Besonderheiten bei Verbraucherinnen und Verbrauchern

Erwerbermodelle richten sich häufig an private Anlegende. Für diese Zielgruppe gelten besondere Schutzmechanismen, etwa bei Informationspflichten, Widerrufsrechten und Transparenzanforderungen. Die Bewertung, ob ein Vertragsteil verbraucherschützend auslegt wird, hängt von der konkreten Ausgestaltung des Vertriebs und der Vertragsunterlagen ab.

Erscheinungsformen des Erwerbermodells

Bestandsobjekte mit Sanierungsanteil

Kauf eines sanierungsbedürftigen Objekts samt verknüpfter Sanierungs- und Verwaltungsverträge.

Denkmalschutz- und Quartiersentwicklungen

Kombination aus Kauf, Denkmal-Sanierung, Mietgarantien und Fonds-ähnlichen Strukturen für die Bewirtschaftung.

Gewerbliche Konzepte

Erwerb von Einheiten in Pflege-, Mikroapartment- oder Hotelkonzepten inklusive Betreiber- und Serviceverträgen.

Historischer Kontext und Marktumfeld

Erwerbermodelle haben in Phasen intensiver Vertriebstätigkeit an Bedeutung gewonnen, insbesondere bei Kapitalanlageimmobilien.
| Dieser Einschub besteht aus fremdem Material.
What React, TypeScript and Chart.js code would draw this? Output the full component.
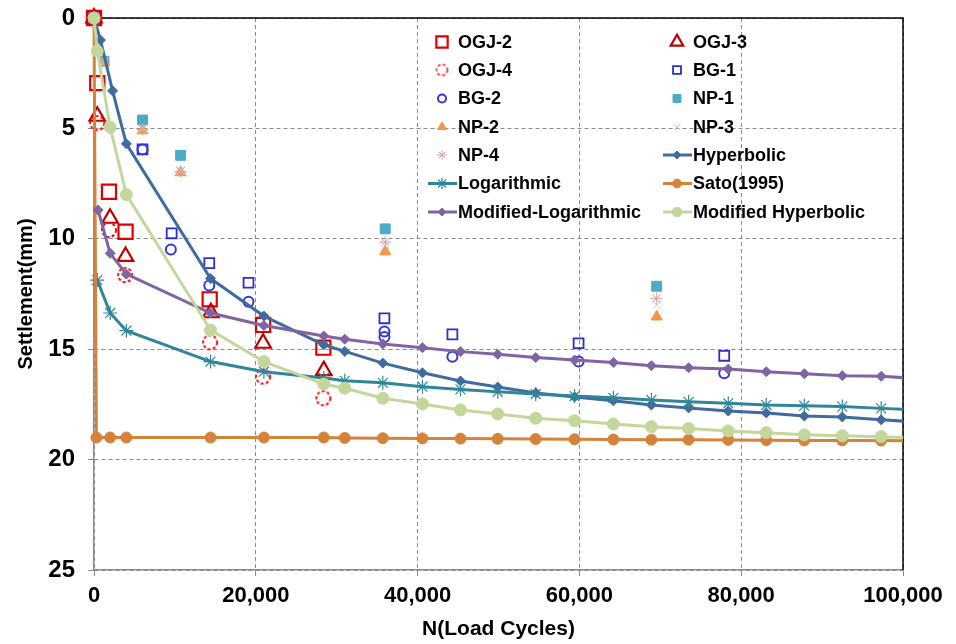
import React, { useEffect, useRef } from 'react';
import { Chart, registerables } from 'chart.js';

Chart.register(...registerables);

// ---------------- Data ----------------
const xTickValues = [0, 20000, 40000, 60000, 80000, 100000];
const yTickValues = [0, 5, 10, 15, 20, 25];

// measured test data
const ogj2X = [0, 400, 1850, 3900, 14300, 20900, 28350];
const ogj2Y = [0, 2.95, 7.87, 9.68, 12.74, 13.9, 14.93];

const ogj3X = [0, 400, 1980, 3900, 14450, 20900, 28400];
const ogj3Y = [0, 4.45, 9.07, 10.8, 13.35, 14.73, 15.97];

const ogj4X = [0, 400, 1850, 3850, 14350, 20900, 28350];
const ogj4Y = [0, 4.76, 9.6, 11.64, 14.69, 16.24, 17.22];

const bg1X = [0, 6000, 9600, 14250, 19100, 35900, 44300, 59900, 77900];
const bg1Y = [0, 5.95, 9.75, 11.1, 11.99, 13.6, 14.33, 14.73, 15.3];

const bg2X = [0, 6000, 9500, 14250, 19100, 35900, 35900, 44300, 59900, 77900];
const bg2Y = [0, 5.95, 10.48, 12.12, 12.85, 14.2, 14.45, 15.34, 15.56, 16.09];

const npX = [0, 1240, 6000, 10700, 36000, 69550];
const np1Y = [0, 1.96, 4.62, 6.22, 9.55, 12.15];
const np2Y = [0, 2.0, 5.1, 7.0, 10.58, 13.53];
const np3Y = [0, 2.0, 5.0, 6.9, 10.3, 13.0];
const np4Y = [0, 1.96, 5.05, 6.95, 10.15, 12.7];

// model curves
const tailX = [14400, 21000, 28400, 31000, 35700, 40600, 45300, 49900, 54600, 59400, 64200, 68900, 73500, 78400, 83100, 87800, 92500, 97300, 102000];

const hypX = [0, 800, 2300, 4000, ...tailX];
const hypY = [0, 1.0, 3.3, 5.7, 11.8, 13.5, 14.8, 15.1, 15.63, 16.07, 16.44, 16.71, 16.98, 17.16, 17.34, 17.53, 17.66, 17.8, 17.89, 18.03, 18.07, 18.2, 18.3];

const logX = [400, 2000, 4000, ...tailX];
const logY = [11.87, 13.36, 14.16, 15.56, 16.02, 16.3, 16.43, 16.52, 16.7, 16.82, 16.93, 17.03, 17.12, 17.2, 17.3, 17.38, 17.45, 17.53, 17.56, 17.6, 17.68, 17.75];

const satoX = [0, 300, 2000, 4000, ...tailX];
const satoY = [0, 19.0, 19.0, 19.0, 19.0, 19.0, 19.0, 19.02, 19.03, 19.04, 19.05, 19.06, 19.07, 19.08, 19.09, 19.1, 19.1, 19.11, 19.12, 19.13, 19.13, 19.14, 19.15];

const mlogX = [500, 2000, 4000, ...tailX];
const mlogY = [8.7, 10.66, 11.6, 13.36, 13.93, 14.4, 14.55, 14.76, 14.93, 15.11, 15.23, 15.38, 15.49, 15.6, 15.75, 15.84, 15.9, 16.02, 16.11, 16.2, 16.23, 16.33];

const mhypX = [0, 400, 2000, 4000, ...tailX];
const mhypY = [0, 1.5, 4.95, 8.0, 14.13, 15.56, 16.58, 16.77, 17.22, 17.48, 17.75, 17.93, 18.13, 18.24, 18.39, 18.51, 18.59, 18.7, 18.78, 18.88, 18.92, 18.96, 19.02];

// --------------------------------------
const FONT = '"Liberation Sans", Arial, sans-serif';

const pts = (xs: number[], ys: number[]) => xs.map((x, i) => ({ x, y: ys[i] }));

type Sty = {
  label: string;
  xs: number[];
  ys: number[];
  line: boolean;
  pointStyle: string;
  radius: number;
  border: string;
  fill: string;
  bw: number;
  lineColor?: string;
};

const series: Sty[] = [
  { label: 'OGJ-2', xs: ogj2X, ys: ogj2Y, line: false, pointStyle: 'rect', radius: 10, border: '#E00000', fill: 'rgba(0,0,0,0)', bw: 2.2 },
  { label: 'OGJ-3', xs: ogj3X, ys: ogj3Y, line: false, pointStyle: 'triangle', radius: 9, border: '#C00000', fill: 'rgba(0,0,0,0)', bw: 2.2 },
  { label: 'OGJ-4', xs: ogj4X, ys: ogj4Y, line: false, pointStyle: 'dashcircle', radius: 7, border: '#F01010', fill: 'rgba(0,0,0,0)', bw: 2 },
  { label: 'BG-1', xs: bg1X, ys: bg1Y, line: false, pointStyle: 'rect', radius: 7, border: '#2E2ED0', fill: 'rgba(0,0,0,0)', bw: 1.8 },
  { label: 'BG-2', xs: bg2X, ys: bg2Y, line: false, pointStyle: 'circle', radius: 5, border: '#3535D8', fill: 'rgba(0,0,0,0)', bw: 2 },
  { label: 'NP-1', xs: npX, ys: np1Y, line: false, pointStyle: 'rect', radius: 7, border: '#4BACC6', fill: '#4BACC6', bw: 1 },
  { label: 'NP-2', xs: npX, ys: np2Y, line: false, pointStyle: 'triangle', radius: 6.5, border: '#F79646', fill: '#F79646', bw: 1 },
  { label: 'NP-3', xs: npX, ys: np3Y, line: false, pointStyle: 'crossRot', radius: 6, border: '#C8C8C8', fill: '#C8C8C8', bw: 1 },
  { label: 'NP-4', xs: npX, ys: np4Y, line: false, pointStyle: 'star', radius: 6, border: '#D8A49C', fill: '#D8A49C', bw: 1 },
  { label: 'Hyperbolic', xs: hypX, ys: hypY, line: true, pointStyle: 'rectRot', radius: 5, border: '#3F6B9F', fill: '#3F6B9F', bw: 1, lineColor: '#3F6B9F' },
  { label: 'Logarithmic', xs: logX, ys: logY, line: true, pointStyle: 'star', radius: 7, border: '#2F8699', fill: '#2F8699', bw: 1.2, lineColor: '#2F8699' },
  { label: 'Sato(1995)', xs: satoX, ys: satoY, line: true, pointStyle: 'circle', radius: 5.5, border: '#D5823A', fill: '#D5823A', bw: 1, lineColor: '#D5823A' },
  { label: 'Modified-Logarithmic', xs: mlogX, ys: mlogY, line: true, pointStyle: 'rectRot', radius: 5, border: '#8064A2', fill: '#8064A2', bw: 1, lineColor: '#8064A2' },
  { label: 'Modified Hyperbolic', xs: mhypX, ys: mhypY, line: true, pointStyle: 'circle', radius: 6, border: '#C3D69B', fill: '#C3D69B', bw: 1, lineColor: '#C3D69B' },
];

function makeDashCircle(r: number, color: string, bw: number) {
  const size = Math.ceil(2 * r + bw + 4);
  const c = document.createElement('canvas');
  c.width = size;
  c.height = size;
  const g = c.getContext('2d')!;
  g.strokeStyle = color;
  g.lineWidth = bw;
  g.setLineDash([3, 2.2]);
  g.beginPath();
  g.arc(size / 2, size / 2, r, 0, Math.PI * 2);
  g.stroke();
  return c;
}

function drawMark(ctx: CanvasRenderingContext2D, s: Sty, x: number, y: number, r: number, img?: HTMLCanvasElement) {
  ctx.save();
  ctx.lineWidth = s.bw;
  ctx.strokeStyle = s.border;
  ctx.fillStyle = s.fill;
  ctx.beginPath();
  switch (s.pointStyle) {
    case 'dashcircle':
      if (img) ctx.drawImage(img, x - img.width / 2, y - img.height / 2);
      break;
    case 'rect': {
      const h = r * Math.SQRT1_2;
      ctx.rect(x - h, y - h, 2 * h, 2 * h);
      ctx.fill();
      ctx.stroke();
      break;
    }
    case 'rectRot':
      ctx.moveTo(x, y - r);
      ctx.lineTo(x + r, y);
      ctx.lineTo(x, y + r);
      ctx.lineTo(x - r, y);
      ctx.closePath();
      ctx.fill();
      ctx.stroke();
      break;
    case 'circle':
      ctx.arc(x, y, r, 0, Math.PI * 2);
      ctx.fill();
      ctx.stroke();
      break;
    case 'triangle': {
      let a = 0;
      ctx.moveTo(x + Math.sin(a) * r, y - Math.cos(a) * r);
      a += (2 * Math.PI) / 3;
      ctx.lineTo(x + Math.sin(a) * r, y - Math.cos(a) * r);
      a += (2 * Math.PI) / 3;
      ctx.lineTo(x + Math.sin(a) * r, y - Math.cos(a) * r);
      ctx.closePath();
      ctx.fill();
      ctx.stroke();
      break;
    }
    case 'crossRot': {
      const d = r * Math.SQRT1_2;
      ctx.moveTo(x - d, y - d);
      ctx.lineTo(x + d, y + d);
      ctx.moveTo(x - d, y + d);
      ctx.lineTo(x + d, y - d);
      ctx.stroke();
      break;
    }
    case 'star': {
      const d = r * Math.SQRT1_2;
      ctx.moveTo(x - d, y - d);
      ctx.lineTo(x + d, y + d);
      ctx.moveTo(x - d, y + d);
      ctx.lineTo(x + d, y - d);
      ctx.moveTo(x, y - r);
      ctx.lineTo(x, y + r);
      ctx.moveTo(x - r, y);
      ctx.lineTo(x + r, y);
      ctx.stroke();
      break;
    }
  }
  ctx.restore();
}

export default function App() {
  const ref = useRef<HTMLCanvasElement | null>(null);

  useEffect(() => {
    document.body.style.margin = '0';
    const canvas = ref.current;
    if (!canvas) return;

    const dashImg = makeDashCircle(7, '#F01010', 2);
    const dashImgSmall = makeDashCircle(5.5, '#F01010', 1.5);

    const clip = { left: 20, top: 20, right: 0, bottom: 20 };

    const datasets: any[] = series.map((s) => ({
      label: s.label,
      data: pts(s.xs, s.ys),
      showLine: s.line,
      borderColor: s.line ? s.lineColor : s.border,
      borderWidth: s.line ? 3 : 0,
      backgroundColor: s.fill,
      pointStyle: s.pointStyle === 'dashcircle' ? dashImg : s.pointStyle,
      pointRadius: s.radius,
      pointBorderColor: s.border,
      pointBackgroundColor: s.fill,
      pointBorderWidth: s.bw,
      tension: 0,
      clip,
    }));
    // Excel draws later series on top: reverse the order
    datasets.forEach((d, i) => (d.order = datasets.length - i));

    const framePlugin = {
      id: 'frame',
      beforeDatasetsDraw(chart: any) {
        const { ctx, chartArea: a } = chart;
        ctx.save();
        ctx.strokeStyle = '#000';
        ctx.lineWidth = 1.5;
        ctx.beginPath();
        ctx.moveTo(a.left, a.top);
        ctx.lineTo(a.right, a.top);
        ctx.lineTo(a.right, a.bottom);
        ctx.stroke();
        ctx.restore();
      },
    };

    const legendPlugin = {
      id: 'customLegend',
      afterDraw(chart: any) {
        const ctx: CanvasRenderingContext2D = chart.ctx;
        const colMarker = [442, 677];
        const colText = [458, 693];
        const rowY = [42, 70, 98.5, 127, 155, 183.5, 212];
        ctx.save();
        ctx.font = `bold 18px ${FONT}`;
        ctx.textBaseline = 'middle';
        ctx.textAlign = 'left';
        series.forEach((s, i) => {
          const col = i % 2;
          const row = Math.floor(i / 2);
          const mx = colMarker[col];
          const y = rowY[row];
          if (s.line) {
            ctx.save();
            ctx.strokeStyle = s.lineColor!;
            ctx.lineWidth = 3;
            ctx.beginPath();
            ctx.moveTo(mx - 14, y);
            ctx.lineTo(mx + 15, y);
            ctx.stroke();
            ctx.restore();
          }
          drawMark(ctx, s, mx, y, s.radius * 0.8, dashImgSmall);
          ctx.fillStyle = '#000';
          ctx.fillText(s.label, colText[col], y + 1);
        });
        ctx.restore();
      },
    };

    const chart = new Chart(canvas, {
      type: 'scatter',
      data: { datasets },
      options: {
        animation: false,
        responsive: false,
        maintainAspectRatio: false,
        layout: { autoPadding: false, padding: { top: 18, right: 53, left: 0, bottom: 0 } },
        plugins: {
          legend: { display: false },
          tooltip: { enabled: false },
        },
        scales: {
          x: {
            type: 'linear',
            min: 0,
            max: 100000,
            afterBuildTicks: (scale: any) => {
              scale.ticks = xTickValues.map((v) => ({ value: v }));
            },
            afterFit: (scale: any) => {
              scale.height = 74;
              scale.paddingLeft = 0;
              scale.paddingRight = 0;
            },
            ticks: {
              color: '#000',
              font: { family: FONT, size: 22, weight: 'bold' },
              padding: 7,
              maxRotation: 0,
              callback: (v: any) => Number(v).toLocaleString('en-US'),
            },
            grid: {
              color: '#8a8a8a',
              lineWidth: 1,
              tickLength: 6,
              tickColor: '#8a8a8a',
              tickBorderDash: [],
            },
            border: { display: true, color: '#8a8a8a', width: 1.5, dash: [4, 3] },
            title: {
              display: true,
              text: 'N(Load Cycles)',
              color: '#000',
              font: { family: FONT, size: 21, weight: 'bold' },
              padding: { top: 0, bottom: 2 },
            },
          },
          y: {
            type: 'linear',
            reverse: true,
            min: 0,
            max: 25,
            afterBuildTicks: (scale: any) => {
              scale.ticks = yTickValues.map((v) => ({ value: v }));
            },
            afterFit: (scale: any) => {
              scale.width = 94;
              scale.paddingTop = 0;
              scale.paddingBottom = 0;
            },
            ticks: {
              color: '#000',
              font: { family: FONT, size: 24, weight: 'bold' },
              padding: 13,
            },
            grid: {
              color: '#8a8a8a',
              lineWidth: 1,
              tickLength: 6,
              tickColor: '#8a8a8a',
              tickBorderDash: [],
            },
            border: { display: true, color: '#8a8a8a', width: 1.5, dash: [4, 3] },
            title: {
              display: true,
              text: 'Settlement(mm)',
              color: '#000',
              font: { family: FONT, size: 20, weight: 'bold' },
              padding: { top: 14, bottom: 0 },
            },
          },
        },
      } as any,
      plugins: [framePlugin, legendPlugin],
    });

    return () => chart.destroy();
  }, []);

  return (
    <div style={{ position: 'absolute', left: 0, top: 0, width: 956, height: 644, background: '#fff' }}>
      <canvas ref={ref} width={956} height={644} style={{ width: 956, height: 644, display: 'block' }} />
    </div>
  );
}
Marktzyklen, Zinsniveaus und Regulierungsentwicklungen beeinflussen, wie stark Paketlösungen nachgefragt werden und welche rechtlichen Problemfelder in der Praxis dominieren.

Häufig gestellte Fragen (FAQ) zum Erwerbermodell

Was ist ein Erwerbermodell?

Ein Erwerbermodell ist ein vororganisiertes Gesamtpaket zum Immobilienkauf, in dem Kaufvertrag, Finanzierung und begleitende Verträge wie Bau, Verwaltung oder Mietgarantien aufeinander abgestimmt sind. Rechtlich bedeutsam ist der Verbundcharakter dieser Verträge.

Wodurch unterscheidet sich ein Erwerbermodell vom Bauträgervertrag?

Beim Bauträgervertrag werden Grundstück und Bauleistung in einem einheitlichen Vertrag erworben. Beim Erwerbermodell sind mehrere, rechtlich selbständige Verträge verschiedener Beteiligter miteinander verknüpft, was Auswirkungen auf Haftung, Sicherheiten und Rückabwicklung haben kann.

Welche Verträge sind typischerweise miteinander verbunden?

Zumeist der Kaufvertrag, ein Darlehensvertrag, gegebenenfalls Bau- oder Sanierungsverträge, Verwaltungsverträge, Miet- oder Ertragsgarantien sowie Versicherungs- oder Servicevereinbarungen. Sie sind wirtschaftlich auf ein gemeinsames Ziel ausgerichtet.

Welche Rolle hat das Notariat im Erwerbermodell?

Das Notariat beurkundet den Kauf, erläutert die Vertragsinhalte, koordiniert Fälligkeitsvoraussetzungen und Treuhandmechanismen und sorgt für einen geordneten Vollzug, insbesondere in Verbindung mit der Finanzierung.

Welche rechtlichen Risiken treten häufig auf?

Häufig genannt werden Fragen zur Wertermittlung und zum Kaufpreis, zur Richtigkeit von Prospektangaben, zur Zurechnung von Vermittlerwissen, zur Reichweite von Mietgarantien sowie zur Verknüpfung von Widerruf, Haftung und Rückabwicklung innerhalb des Vertragsverbunds.

Wann kommen Widerrufsrechte in Betracht?

Widerrufsrechte können einschlägig sein, wenn Verträge im Fernabsatz oder außerhalb von Geschäftsräumen geschlossen werden. Ob und inwieweit der Widerruf auf verbundene Verträge übergreift, richtet sich nach dem konkreten Einzelfall und dem Grad der Verknüpfung.

Wer haftet bei fehlerhaften Angaben im Erwerbermodell?

In Betracht kommen die Verkäuferseite, Vermittlung und Prospektverantwortliche, gegebenenfalls Bau- oder Sanierungsunternehmen sowie unter bestimmten Umständen auch der Finanzierungsgeber. Maßgeblich sind Rolle, Einfluss und Kenntnisstand im Gesamtgefüge.